== STORED DATA

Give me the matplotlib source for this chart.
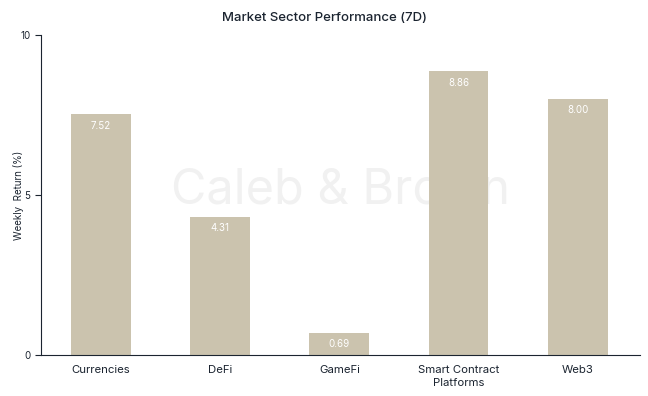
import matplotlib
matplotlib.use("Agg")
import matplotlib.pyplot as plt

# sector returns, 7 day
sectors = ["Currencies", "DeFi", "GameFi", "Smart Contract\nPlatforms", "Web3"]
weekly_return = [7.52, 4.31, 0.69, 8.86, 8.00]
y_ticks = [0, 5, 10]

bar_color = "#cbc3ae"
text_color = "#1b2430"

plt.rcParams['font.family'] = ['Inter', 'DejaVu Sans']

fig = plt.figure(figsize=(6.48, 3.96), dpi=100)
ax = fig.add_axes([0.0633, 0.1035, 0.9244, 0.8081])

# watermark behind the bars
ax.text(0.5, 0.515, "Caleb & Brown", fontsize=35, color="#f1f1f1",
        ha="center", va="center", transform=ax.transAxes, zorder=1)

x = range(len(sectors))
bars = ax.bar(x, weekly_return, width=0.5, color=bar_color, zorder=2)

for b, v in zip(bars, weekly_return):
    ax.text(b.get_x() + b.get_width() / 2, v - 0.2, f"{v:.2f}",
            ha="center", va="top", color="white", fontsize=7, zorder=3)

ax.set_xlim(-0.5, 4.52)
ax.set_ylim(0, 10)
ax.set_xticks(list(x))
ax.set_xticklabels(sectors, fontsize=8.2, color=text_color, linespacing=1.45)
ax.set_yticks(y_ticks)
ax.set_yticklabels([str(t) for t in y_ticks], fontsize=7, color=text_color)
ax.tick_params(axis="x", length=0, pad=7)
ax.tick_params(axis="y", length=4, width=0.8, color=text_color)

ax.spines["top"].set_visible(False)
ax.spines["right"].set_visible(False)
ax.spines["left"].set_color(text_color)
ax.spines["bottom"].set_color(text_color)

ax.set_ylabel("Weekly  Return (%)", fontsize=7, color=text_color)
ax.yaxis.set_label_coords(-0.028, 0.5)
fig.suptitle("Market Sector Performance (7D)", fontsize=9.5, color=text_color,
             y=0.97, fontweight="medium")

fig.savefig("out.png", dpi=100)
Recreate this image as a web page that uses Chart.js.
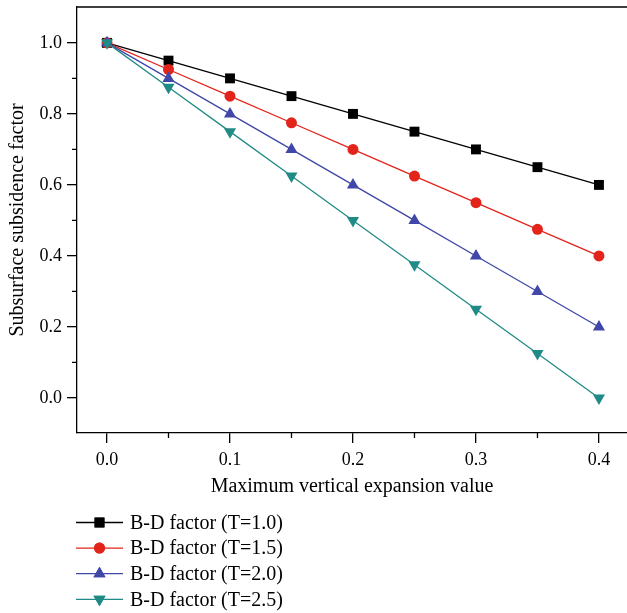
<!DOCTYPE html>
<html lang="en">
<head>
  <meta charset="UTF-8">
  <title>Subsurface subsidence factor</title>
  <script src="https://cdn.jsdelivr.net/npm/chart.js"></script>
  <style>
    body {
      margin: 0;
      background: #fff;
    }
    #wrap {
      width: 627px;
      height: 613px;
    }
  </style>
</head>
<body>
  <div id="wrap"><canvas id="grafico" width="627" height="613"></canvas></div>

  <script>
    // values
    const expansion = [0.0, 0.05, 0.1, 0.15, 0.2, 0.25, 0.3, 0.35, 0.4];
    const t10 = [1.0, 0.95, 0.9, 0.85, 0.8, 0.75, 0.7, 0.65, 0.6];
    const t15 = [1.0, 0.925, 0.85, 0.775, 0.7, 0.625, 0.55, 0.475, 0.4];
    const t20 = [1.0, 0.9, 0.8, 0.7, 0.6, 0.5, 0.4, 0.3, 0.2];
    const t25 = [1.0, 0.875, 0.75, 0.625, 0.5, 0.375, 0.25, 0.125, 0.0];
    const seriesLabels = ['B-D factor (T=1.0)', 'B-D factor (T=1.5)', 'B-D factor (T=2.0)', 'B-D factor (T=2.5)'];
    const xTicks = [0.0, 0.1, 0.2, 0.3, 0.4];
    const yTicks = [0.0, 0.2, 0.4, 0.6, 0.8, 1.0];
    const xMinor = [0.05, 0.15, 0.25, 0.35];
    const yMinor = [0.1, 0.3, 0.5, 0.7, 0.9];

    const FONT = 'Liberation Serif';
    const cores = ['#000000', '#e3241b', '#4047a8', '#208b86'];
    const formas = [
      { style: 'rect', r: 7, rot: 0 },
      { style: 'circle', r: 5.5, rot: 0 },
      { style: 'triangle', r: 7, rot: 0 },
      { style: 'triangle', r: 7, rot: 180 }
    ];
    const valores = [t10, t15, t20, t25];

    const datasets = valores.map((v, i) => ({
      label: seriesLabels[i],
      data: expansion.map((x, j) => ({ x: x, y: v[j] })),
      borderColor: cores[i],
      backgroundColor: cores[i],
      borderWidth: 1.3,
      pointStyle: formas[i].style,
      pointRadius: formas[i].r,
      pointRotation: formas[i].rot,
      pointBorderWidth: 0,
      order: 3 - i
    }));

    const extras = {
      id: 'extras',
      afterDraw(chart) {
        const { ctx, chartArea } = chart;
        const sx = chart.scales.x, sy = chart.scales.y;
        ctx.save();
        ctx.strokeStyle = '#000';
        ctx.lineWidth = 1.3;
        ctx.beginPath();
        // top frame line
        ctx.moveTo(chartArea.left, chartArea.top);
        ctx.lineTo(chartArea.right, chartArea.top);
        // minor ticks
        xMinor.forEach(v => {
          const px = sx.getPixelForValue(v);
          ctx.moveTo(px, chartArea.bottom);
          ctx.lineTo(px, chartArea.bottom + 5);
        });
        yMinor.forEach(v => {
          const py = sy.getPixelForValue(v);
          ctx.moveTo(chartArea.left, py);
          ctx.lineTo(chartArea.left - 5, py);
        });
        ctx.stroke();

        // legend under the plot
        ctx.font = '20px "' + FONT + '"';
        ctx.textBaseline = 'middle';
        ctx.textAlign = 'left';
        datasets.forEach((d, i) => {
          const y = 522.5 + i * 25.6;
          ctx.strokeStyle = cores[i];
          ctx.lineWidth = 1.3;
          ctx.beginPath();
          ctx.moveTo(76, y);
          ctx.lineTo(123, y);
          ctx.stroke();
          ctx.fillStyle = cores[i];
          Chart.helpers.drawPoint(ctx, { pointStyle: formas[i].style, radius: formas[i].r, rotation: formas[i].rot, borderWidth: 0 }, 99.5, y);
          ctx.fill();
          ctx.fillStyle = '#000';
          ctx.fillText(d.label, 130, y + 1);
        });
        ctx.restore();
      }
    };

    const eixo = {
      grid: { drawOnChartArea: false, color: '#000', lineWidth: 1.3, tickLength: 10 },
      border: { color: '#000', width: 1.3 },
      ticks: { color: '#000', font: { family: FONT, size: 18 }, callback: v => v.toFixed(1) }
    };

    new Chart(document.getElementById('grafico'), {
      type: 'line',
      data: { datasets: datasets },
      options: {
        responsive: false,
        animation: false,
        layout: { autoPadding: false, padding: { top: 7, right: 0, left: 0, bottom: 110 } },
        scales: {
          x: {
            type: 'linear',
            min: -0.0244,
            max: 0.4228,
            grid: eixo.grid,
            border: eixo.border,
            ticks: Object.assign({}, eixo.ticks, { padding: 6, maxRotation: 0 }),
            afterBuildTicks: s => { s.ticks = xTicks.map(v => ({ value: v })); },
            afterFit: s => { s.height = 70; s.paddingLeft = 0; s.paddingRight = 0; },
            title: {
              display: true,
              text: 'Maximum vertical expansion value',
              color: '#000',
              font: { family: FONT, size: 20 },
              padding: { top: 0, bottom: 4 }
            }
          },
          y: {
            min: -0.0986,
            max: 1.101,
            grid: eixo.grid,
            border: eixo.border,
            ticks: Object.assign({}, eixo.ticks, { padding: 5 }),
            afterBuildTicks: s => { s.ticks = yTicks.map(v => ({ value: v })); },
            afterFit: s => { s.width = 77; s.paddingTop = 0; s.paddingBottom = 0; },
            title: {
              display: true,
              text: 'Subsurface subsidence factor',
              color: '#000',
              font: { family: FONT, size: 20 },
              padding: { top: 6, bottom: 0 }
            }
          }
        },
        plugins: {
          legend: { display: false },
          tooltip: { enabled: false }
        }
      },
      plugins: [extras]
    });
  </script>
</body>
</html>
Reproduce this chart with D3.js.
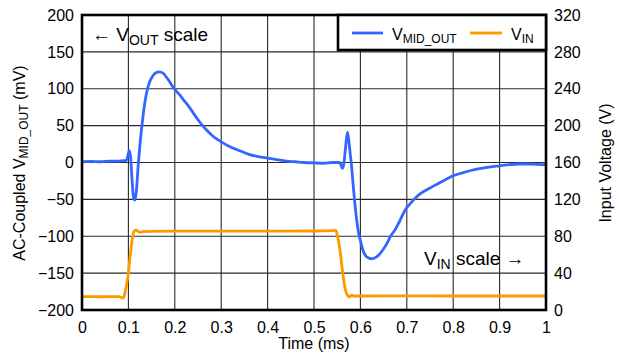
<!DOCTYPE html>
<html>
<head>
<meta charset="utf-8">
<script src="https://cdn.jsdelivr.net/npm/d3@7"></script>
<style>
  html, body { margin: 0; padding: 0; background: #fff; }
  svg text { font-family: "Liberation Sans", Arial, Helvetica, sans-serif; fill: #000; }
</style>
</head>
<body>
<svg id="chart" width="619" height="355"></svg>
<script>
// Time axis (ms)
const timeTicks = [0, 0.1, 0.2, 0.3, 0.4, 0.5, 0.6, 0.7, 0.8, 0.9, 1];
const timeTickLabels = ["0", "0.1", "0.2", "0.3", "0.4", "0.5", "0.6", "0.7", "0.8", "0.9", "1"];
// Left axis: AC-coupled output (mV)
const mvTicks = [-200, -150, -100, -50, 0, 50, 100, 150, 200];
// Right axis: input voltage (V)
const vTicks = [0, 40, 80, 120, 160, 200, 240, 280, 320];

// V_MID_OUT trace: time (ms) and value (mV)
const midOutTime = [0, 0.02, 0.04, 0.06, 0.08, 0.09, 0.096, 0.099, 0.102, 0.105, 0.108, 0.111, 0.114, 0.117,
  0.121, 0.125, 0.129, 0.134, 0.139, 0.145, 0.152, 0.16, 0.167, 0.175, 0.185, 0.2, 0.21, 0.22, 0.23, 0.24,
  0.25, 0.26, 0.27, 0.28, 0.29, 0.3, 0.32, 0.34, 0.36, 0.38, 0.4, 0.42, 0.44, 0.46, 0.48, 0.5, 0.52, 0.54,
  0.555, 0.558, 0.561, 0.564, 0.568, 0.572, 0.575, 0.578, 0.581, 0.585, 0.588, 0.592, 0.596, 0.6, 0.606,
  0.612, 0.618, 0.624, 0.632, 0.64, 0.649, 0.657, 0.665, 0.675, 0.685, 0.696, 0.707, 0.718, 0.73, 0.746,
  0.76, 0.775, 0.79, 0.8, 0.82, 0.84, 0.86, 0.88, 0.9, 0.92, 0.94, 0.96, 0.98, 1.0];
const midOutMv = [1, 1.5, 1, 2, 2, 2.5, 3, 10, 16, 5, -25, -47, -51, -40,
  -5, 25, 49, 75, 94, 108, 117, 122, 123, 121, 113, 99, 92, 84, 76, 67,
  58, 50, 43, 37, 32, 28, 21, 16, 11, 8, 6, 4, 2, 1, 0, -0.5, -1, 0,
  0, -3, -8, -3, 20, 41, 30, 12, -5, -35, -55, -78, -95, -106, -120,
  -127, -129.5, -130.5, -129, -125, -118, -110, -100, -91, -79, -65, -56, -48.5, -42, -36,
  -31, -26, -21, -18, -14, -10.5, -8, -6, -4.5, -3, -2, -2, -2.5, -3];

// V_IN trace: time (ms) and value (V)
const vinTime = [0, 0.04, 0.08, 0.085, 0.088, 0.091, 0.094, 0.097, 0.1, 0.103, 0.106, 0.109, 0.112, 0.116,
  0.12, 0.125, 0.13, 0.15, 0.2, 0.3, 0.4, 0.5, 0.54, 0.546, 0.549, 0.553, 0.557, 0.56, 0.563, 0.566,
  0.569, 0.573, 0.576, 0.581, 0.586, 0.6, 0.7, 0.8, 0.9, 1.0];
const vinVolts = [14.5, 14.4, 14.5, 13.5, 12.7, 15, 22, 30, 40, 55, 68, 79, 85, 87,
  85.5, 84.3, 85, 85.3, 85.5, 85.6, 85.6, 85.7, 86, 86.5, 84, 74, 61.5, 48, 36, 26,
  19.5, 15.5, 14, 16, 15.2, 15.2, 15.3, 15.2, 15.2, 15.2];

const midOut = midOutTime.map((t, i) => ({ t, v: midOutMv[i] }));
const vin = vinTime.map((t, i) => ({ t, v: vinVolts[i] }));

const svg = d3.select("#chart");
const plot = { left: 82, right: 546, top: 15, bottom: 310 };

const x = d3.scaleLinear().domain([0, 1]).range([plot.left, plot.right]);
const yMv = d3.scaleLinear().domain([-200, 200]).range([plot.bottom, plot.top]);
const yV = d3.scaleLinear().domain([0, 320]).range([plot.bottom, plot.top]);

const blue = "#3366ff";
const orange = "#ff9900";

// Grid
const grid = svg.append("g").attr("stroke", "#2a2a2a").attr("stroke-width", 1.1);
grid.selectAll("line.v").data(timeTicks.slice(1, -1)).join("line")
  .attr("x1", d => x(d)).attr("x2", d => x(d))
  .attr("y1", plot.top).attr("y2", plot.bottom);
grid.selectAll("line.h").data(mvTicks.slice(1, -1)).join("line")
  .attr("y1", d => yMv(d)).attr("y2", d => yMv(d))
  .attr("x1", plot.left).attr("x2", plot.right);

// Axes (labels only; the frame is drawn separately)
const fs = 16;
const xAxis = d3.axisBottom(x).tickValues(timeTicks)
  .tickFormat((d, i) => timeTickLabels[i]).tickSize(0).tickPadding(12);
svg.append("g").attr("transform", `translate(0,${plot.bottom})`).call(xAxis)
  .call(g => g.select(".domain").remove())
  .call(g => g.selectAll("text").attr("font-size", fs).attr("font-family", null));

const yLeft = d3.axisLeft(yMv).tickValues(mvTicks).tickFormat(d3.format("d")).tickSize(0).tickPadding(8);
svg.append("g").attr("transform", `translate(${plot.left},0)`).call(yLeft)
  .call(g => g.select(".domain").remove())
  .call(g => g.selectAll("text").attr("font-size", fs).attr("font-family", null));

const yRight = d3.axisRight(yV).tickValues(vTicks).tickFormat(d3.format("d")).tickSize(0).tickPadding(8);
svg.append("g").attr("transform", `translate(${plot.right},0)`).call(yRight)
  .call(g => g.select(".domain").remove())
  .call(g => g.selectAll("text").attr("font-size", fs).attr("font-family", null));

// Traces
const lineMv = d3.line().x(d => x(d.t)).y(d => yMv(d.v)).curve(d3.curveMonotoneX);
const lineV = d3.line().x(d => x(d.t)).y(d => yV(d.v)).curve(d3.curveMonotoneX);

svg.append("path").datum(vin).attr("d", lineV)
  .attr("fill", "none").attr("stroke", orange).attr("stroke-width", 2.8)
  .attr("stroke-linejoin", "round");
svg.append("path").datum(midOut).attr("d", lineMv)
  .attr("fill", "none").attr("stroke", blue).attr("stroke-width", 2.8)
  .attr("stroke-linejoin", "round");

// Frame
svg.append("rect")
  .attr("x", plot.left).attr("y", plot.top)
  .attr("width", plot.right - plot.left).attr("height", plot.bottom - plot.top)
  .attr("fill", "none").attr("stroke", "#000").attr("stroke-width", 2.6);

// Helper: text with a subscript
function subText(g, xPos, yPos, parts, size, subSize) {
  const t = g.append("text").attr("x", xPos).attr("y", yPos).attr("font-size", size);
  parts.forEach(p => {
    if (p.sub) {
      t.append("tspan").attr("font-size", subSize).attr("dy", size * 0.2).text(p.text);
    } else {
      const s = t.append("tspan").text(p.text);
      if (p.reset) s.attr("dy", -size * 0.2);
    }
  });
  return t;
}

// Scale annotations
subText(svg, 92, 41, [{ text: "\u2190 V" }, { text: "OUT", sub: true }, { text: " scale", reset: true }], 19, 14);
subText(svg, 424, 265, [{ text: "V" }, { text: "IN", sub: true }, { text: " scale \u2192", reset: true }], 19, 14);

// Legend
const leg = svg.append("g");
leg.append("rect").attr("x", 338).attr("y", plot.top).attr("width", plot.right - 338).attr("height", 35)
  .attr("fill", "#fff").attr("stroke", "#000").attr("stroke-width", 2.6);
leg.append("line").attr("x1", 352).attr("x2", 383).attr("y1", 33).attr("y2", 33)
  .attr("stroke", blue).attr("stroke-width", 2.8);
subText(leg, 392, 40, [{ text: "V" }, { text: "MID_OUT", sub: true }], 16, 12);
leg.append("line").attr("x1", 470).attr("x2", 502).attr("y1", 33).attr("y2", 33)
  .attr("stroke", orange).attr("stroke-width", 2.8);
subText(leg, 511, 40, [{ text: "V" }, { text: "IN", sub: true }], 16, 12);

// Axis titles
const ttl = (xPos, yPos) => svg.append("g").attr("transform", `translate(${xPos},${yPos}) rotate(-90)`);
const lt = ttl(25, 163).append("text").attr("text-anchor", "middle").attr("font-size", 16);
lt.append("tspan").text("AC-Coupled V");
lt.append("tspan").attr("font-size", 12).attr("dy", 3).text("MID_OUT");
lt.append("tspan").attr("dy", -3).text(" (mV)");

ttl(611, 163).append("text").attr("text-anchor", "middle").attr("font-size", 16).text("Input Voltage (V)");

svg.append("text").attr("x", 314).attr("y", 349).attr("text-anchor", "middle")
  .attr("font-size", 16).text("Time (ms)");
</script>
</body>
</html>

====

**TASK DIRECTIONS**
Print the data above verbatim from the first line through the line holding "width=0.5, color=bar_color, zorder=2)", leaving every picture out.

**ANSWER TO THIS TASK**
Give me the matplotlib source for this chart.
import matplotlib
matplotlib.use("Agg")
import matplotlib.pyplot as plt

# sector returns, 7 day
sectors = ["Currencies", "DeFi", "GameFi", "Smart Contract\nPlatforms", "Web3"]
weekly_return = [7.52, 4.31, 0.69, 8.86, 8.00]
y_ticks = [0, 5, 10]

bar_color = "#cbc3ae"
text_color = "#1b2430"

plt.rcParams['font.family'] = ['Inter', 'DejaVu Sans']

fig = plt.figure(figsize=(6.48, 3.96), dpi=100)
ax = fig.add_axes([0.0633, 0.1035, 0.9244, 0.8081])

# watermark behind the bars
ax.text(0.5, 0.515, "Caleb & Brown", fontsize=35, color="#f1f1f1",
        ha="center", va="center", transform=ax.transAxes, zorder=1)

x = range(len(sectors))
bars = ax.bar(x, weekly_return, width=0.5, color=bar_color, zorder=2)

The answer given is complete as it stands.